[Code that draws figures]

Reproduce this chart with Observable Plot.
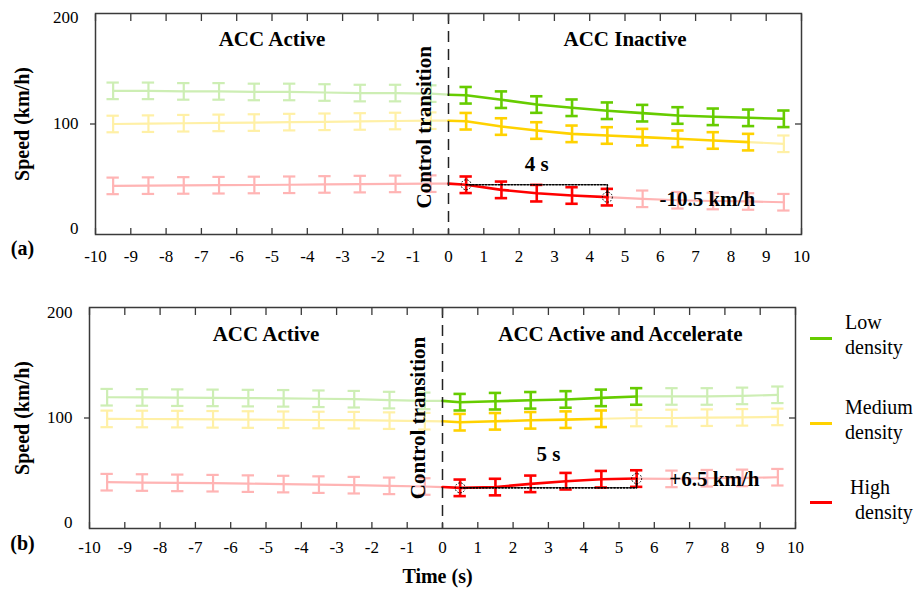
<!DOCTYPE html>
<html><head><meta charset="utf-8">
<script src="https://cdn.jsdelivr.net/npm/d3@7"></script>
<script src="https://cdn.jsdelivr.net/npm/@observablehq/plot@0.6"></script>
<style>
body{margin:0;background:#fff;}
#wrap{position:relative;width:915px;height:594px;overflow:hidden;background:#fff;font-family:"Liberation Serif","Times New Roman",serif;}
#wrap svg{position:absolute;left:0;}
.leg-line{position:absolute;width:22px;height:3px;}
.leg-text{position:absolute;font-size:20px;line-height:25px;color:#000;white-space:nowrap;}
</style></head><body><div id="wrap"></div>
<script>
// ---------- data ----------
const timesPre  = [-9.5,-8.5,-7.5,-6.5,-5.5,-4.5,-3.5,-2.5,-1.5,-0.5];
const timesPost = [0.5,1.5,2.5,3.5,4.5,5.5,6.5,7.5,8.5,9.5];
const xTicks = [-10,-9,-8,-7,-6,-5,-4,-3,-2,-1,0,1,2,3,4,5,6,7,8,9,10];
const yTicks = [0,100,200];
const densities = ["Low density","Medium density","High density"];
const errHalf = 7.5;   // km/h, half-height of error bars

// panel (a): ACC Active -> ACC Inactive
const aLowPre   = [130,130,129.5,129.5,129,129,128.5,128,128,127.5];
const aLowT0    = 126.5;
const aLowPost  = [126,122,117.6,114.7,112,109.8,107.7,106.5,105.6,104.7];
const aMedPre   = [100,100.3,100.7,101,101.3,101.7,102,102.3,102.7,103];
const aMedT0    = 103;
const aMedPost  = [102.5,97.7,94.1,91.1,89.6,88.1,86.6,85.1,83.6,82.1];
const aHighPre  = [44,44.2,44.4,44.6,44.8,45,45.3,45.6,45.8,46];
const aHighT0   = 46;
const aHighPost = [45,40.4,37.4,35.3,33.8,32.3,31,30.3,29.9,29.2];
const aSolidN   = [10,9,5];

// panel (b): ACC Active -> ACC Active and Accelerate
const bLowPre   = [118.8,118.6,118.4,118.2,118,117.8,117.4,117,116.2,115.5];
const bLowT0    = 115.5;
const bLowPost  = [114.3,115.2,116,116.8,118.2,119.5,119.5,119.5,120,121];
const bMedPre   = [99.2,99.1,99,98.8,98.6,98.4,98.2,98,97.6,97.1];
const bMedT0    = 97;
const bMedPost  = [96.2,97,97.9,98.5,99.3,100,100,100.3,100.6,101];
const bHighPre  = [41.9,41.6,41.3,41,40.6,40.2,39.7,39.2,38.6,38];
const bHighT0   = 37.5;
const bHighPost = [36.8,37.5,40.4,42.8,44.6,45.2,44.9,45.5,45.8,46.4];
const bSolidN   = [6,5,6];

// ---------- styles ----------
const FONT = '"Liberation Serif","Times New Roman",serif';
const solidColors = ["#66cc00","#ffd200","#ff0000"];
const fadedColors = ["#cdeeb4","#fff0a6","#ffb4b4"];
const frameColor = "#3a3a3a";
const capHalf = 0.175;

function panel(cfg) {
  const marks = [];
  const series = cfg.series;
  const zip = (xs, ys) => ys.map((y, i) => ({x: xs[i], y}));
  series.forEach((s, i) => {
    const pre = zip(timesPre, s.pre);
    const post = zip(timesPost, s.post);
    const preLine = [...pre, {x: 0, y: s.t0}];
    const fadedPost = post.slice(s.solidN - 1);
    const fadedBars = [...pre, ...post.slice(s.solidN)];
    marks.push(Plot.line(preLine, {x: "x", y: "y", stroke: fadedColors[i], strokeWidth: 2.2}));
    if (fadedPost.length > 1) marks.push(Plot.line(fadedPost, {x: "x", y: "y", stroke: fadedColors[i], strokeWidth: 2.2}));
    marks.push(Plot.ruleX(fadedBars, {x: "x", y1: d => d.y - errHalf, y2: d => d.y + errHalf, stroke: fadedColors[i], strokeWidth: 2.2}));
    marks.push(Plot.ruleY(fadedBars, {y: d => d.y - errHalf, x1: d => d.x - capHalf, x2: d => d.x + capHalf, stroke: fadedColors[i], strokeWidth: 2.2}));
    marks.push(Plot.ruleY(fadedBars, {y: d => d.y + errHalf, x1: d => d.x - capHalf, x2: d => d.x + capHalf, stroke: fadedColors[i], strokeWidth: 2.2}));
  });
  series.forEach((s, i) => {
    const post = zip(timesPost, s.post);
    const solidLine = [{x: 0, y: s.t0}, ...post.slice(0, s.solidN)];
    const solidBars = post.slice(0, s.solidN);
    marks.push(Plot.line(solidLine, {x: "x", y: "y", stroke: solidColors[i], strokeWidth: 2.6}));
    marks.push(Plot.ruleX(solidBars, {x: "x", y1: d => d.y - errHalf, y2: d => d.y + errHalf, stroke: solidColors[i], strokeWidth: 2.6}));
    marks.push(Plot.ruleY(solidBars, {y: d => d.y - errHalf, x1: d => d.x - capHalf, x2: d => d.x + capHalf, stroke: solidColors[i], strokeWidth: 2.6}));
    marks.push(Plot.ruleY(solidBars, {y: d => d.y + errHalf, x1: d => d.x - capHalf, x2: d => d.x + capHalf, stroke: solidColors[i], strokeWidth: 2.6}));
  });
  // annotation (high density): dotted elbow and circles
  const h = series[2];
  const i1 = cfg.annotEnd;
  const p0 = {x: timesPost[0], y: h.post[0]};
  const p1 = {x: timesPost[i1], y: h.post[i1]};
  marks.push(Plot.line([p0, {x: p1.x, y: p0.y}, p1], {x: "x", y: "y", stroke: "#000", strokeWidth: 1.6, strokeDasharray: "1.6,1.6"}));
  marks.push(Plot.dot([p0, p1], {x: "x", y: "y", r: 5, stroke: "#000", strokeWidth: 1, strokeDasharray: "1.5,1.5", fill: "none"}));
  // dashed transition line
  marks.push(Plot.ruleX([0], {stroke: "#222", strokeWidth: 1.5, strokeDasharray: "11,7"}));
  // frame and axes
  marks.push(Plot.frame({stroke: frameColor, strokeWidth: 1.5}));
  marks.push(Plot.axisX({anchor: "bottom", ticks: xTicks, tickSize: 0, tickPadding: cfg.xPad, tickFormat: d => String(d), fontSize: 17, fontFamily: FONT, label: null}));
  marks.push(Plot.axisX({anchor: "bottom", ticks: xTicks, tickSize: -6, text: null, stroke: frameColor, strokeWidth: 1.3, label: null}));
  marks.push(Plot.axisX({anchor: "top", ticks: xTicks, tickSize: -7, text: null, stroke: frameColor, strokeWidth: 1.3, label: null}));
  marks.push(Plot.axisY({anchor: "left", ticks: [100], tickSize: 5, text: null, stroke: frameColor, strokeWidth: 1.3, label: null}));
  marks.push(Plot.axisY({anchor: "right", ticks: [100], tickSize: -7, text: null, stroke: frameColor, strokeWidth: 1.3, label: null}));
  yTicks.forEach((t, k) => {
    marks.push(Plot.text([t], {y: d => d, text: d => String(d), frameAnchor: "left", dx: -17, dy: cfg.yLabelDy[k], textAnchor: "end", fontSize: 17, fontFamily: FONT}));
  });
  marks.push(Plot.text(["Speed (km/h)"], {text: d => d, frameAnchor: "left", dx: cfg.labelDx, rotate: -90, textAnchor: "middle", fontSize: 20, fontWeight: "bold", fontFamily: FONT}));
  marks.push(Plot.text([cfg.tag], {text: d => d, frameAnchor: "bottom-left", dx: cfg.labelDx, dy: cfg.tagDy, textAnchor: "middle", fontSize: 20, fontWeight: "bold", fontFamily: FONT}));
  marks.push(Plot.text(cfg.texts, {x: "x", y: "y", text: "text", rotate: d => d.rotate || 0, textAnchor: "middle", fontSize: 21, fontWeight: "bold", fontFamily: FONT, fill: "#000"}));
  if (cfg.xLabel) marks.push(Plot.text([cfg.xLabel], {text: d => d, frameAnchor: "bottom", dy: cfg.xLabelDy, dx: -5, textAnchor: "middle", fontSize: 20, fontWeight: "bold", fontFamily: FONT}));
  return Plot.plot({
    width: 915, height: cfg.height,
    marginLeft: cfg.ml, marginRight: cfg.mr, marginTop: cfg.mt, marginBottom: cfg.mb,
    x: {domain: [-10, 10], axis: null},
    y: {domain: [0, 200], axis: null},
    style: {fontFamily: FONT, fontSize: "17px", color: "#000", background: "transparent", overflow: "visible"},
    marks
  });
}

const svgA = panel({
  height: 270, ml: 95, mr: 114, mt: 13, mb: 36, xPad: 15, yLabelDy: [-6, 0, 4],
  labelDx: -73, tag: "(a)", tagDy: 20, annotEnd: 4,
  series: [
    {pre: aLowPre, t0: aLowT0, post: aLowPost, solidN: aSolidN[0]},
    {pre: aMedPre, t0: aMedT0, post: aMedPost, solidN: aSolidN[1]},
    {pre: aHighPre, t0: aHighT0, post: aHighPost, solidN: aSolidN[2]}
  ],
  texts: [
    {x: -5, y: 177, text: "ACC Active"},
    {x: 5, y: 177, text: "ACC Inactive"},
    {x: -0.68, y: 97, text: "Control transition", rotate: -90},
    {x: 2.5, y: 64, text: "4 s"},
    {x: 7.33, y: 32, text: "-10.5 km/h"}
  ]
});
svgA.style.top = "0px";

const svgB = panel({
  height: 304, ml: 89, mr: 120, mt: 17, mb: 66, xPad: 12, yLabelDy: [-6, 0, 5],
  labelDx: -67, tag: "(b)", tagDy: 21, annotEnd: 5, xLabel: "Time (s)", xLabelDy: 54,
  series: [
    {pre: bLowPre, t0: bLowT0, post: bLowPost, solidN: bSolidN[0]},
    {pre: bMedPre, t0: bMedT0, post: bMedPost, solidN: bSolidN[1]},
    {pre: bHighPre, t0: bHighT0, post: bHighPost, solidN: bSolidN[2]}
  ],
  texts: [
    {x: -5, y: 176, text: "ACC Active"},
    {x: 5.04, y: 176, text: "ACC Active and Accelerate"},
    {x: -0.68, y: 100, text: "Control transition", rotate: -90},
    {x: 3, y: 67, text: "5 s"},
    {x: 7.7, y: 45, text: "+6.5 km/h"}
  ]
});
svgB.style.top = "290px";

const wrap = document.getElementById("wrap");
wrap.appendChild(svgA);
wrap.appendChild(svgB);

// legend
const legLineY = [338, 423, 502];
const legTextTop = [309.5, 394.5, 474.5];
const legTextLeft = [845, 845, 850];
densities.forEach((name, i) => {
  const line = document.createElement("div");
  line.className = "leg-line";
  line.style.left = "810px";
  line.style.top = (legLineY[i] - 1.5) + "px";
  line.style.background = solidColors[i];
  wrap.appendChild(line);
  const txt = document.createElement("div");
  txt.className = "leg-text";
  txt.style.left = legTextLeft[i] + "px";
  txt.style.top = legTextTop[i] + "px";
  const parts = name.split(" ");
  txt.innerHTML = parts[0] + "<br>" + (i === 2 ? "&nbsp;" : "") + parts[1];
  wrap.appendChild(txt);
});
</script>
</body></html>
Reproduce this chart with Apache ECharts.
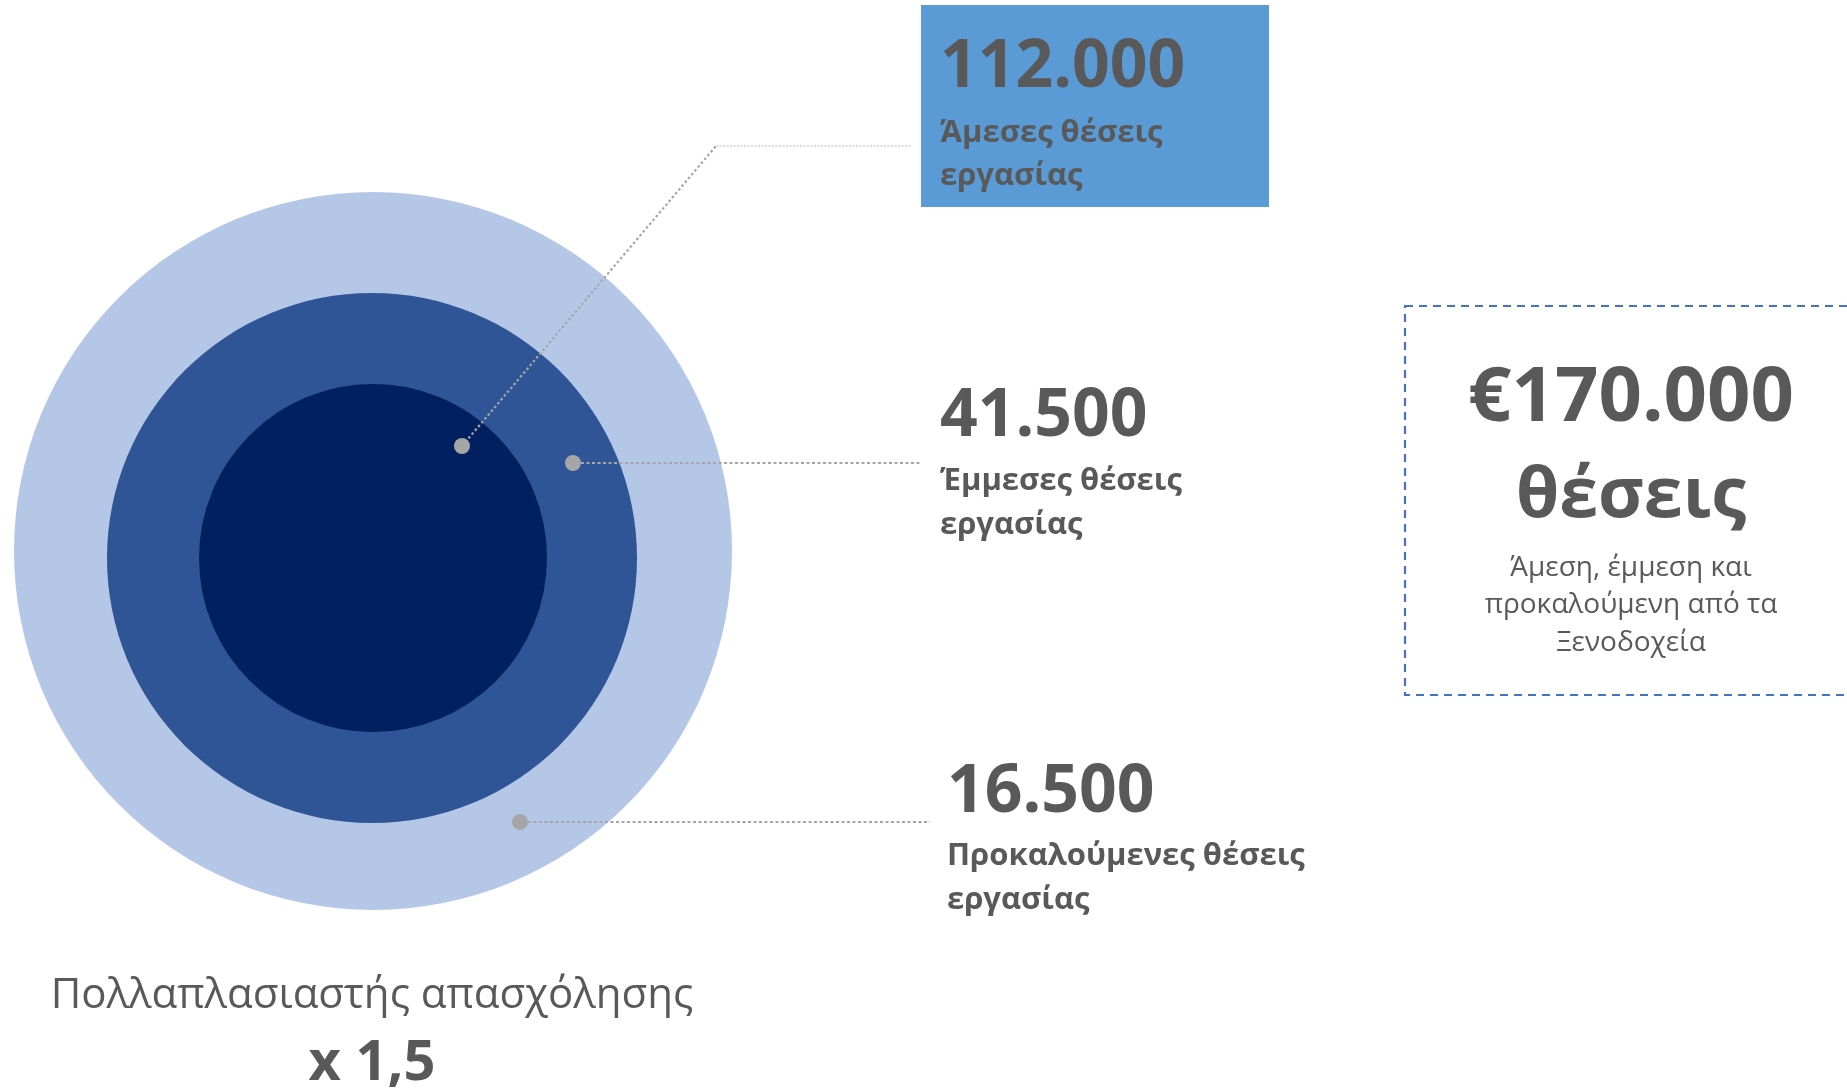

- _What you have to do_: Of the lines in the entries above, how many include "with"? Only the number should be given.

- _Answer below_: 2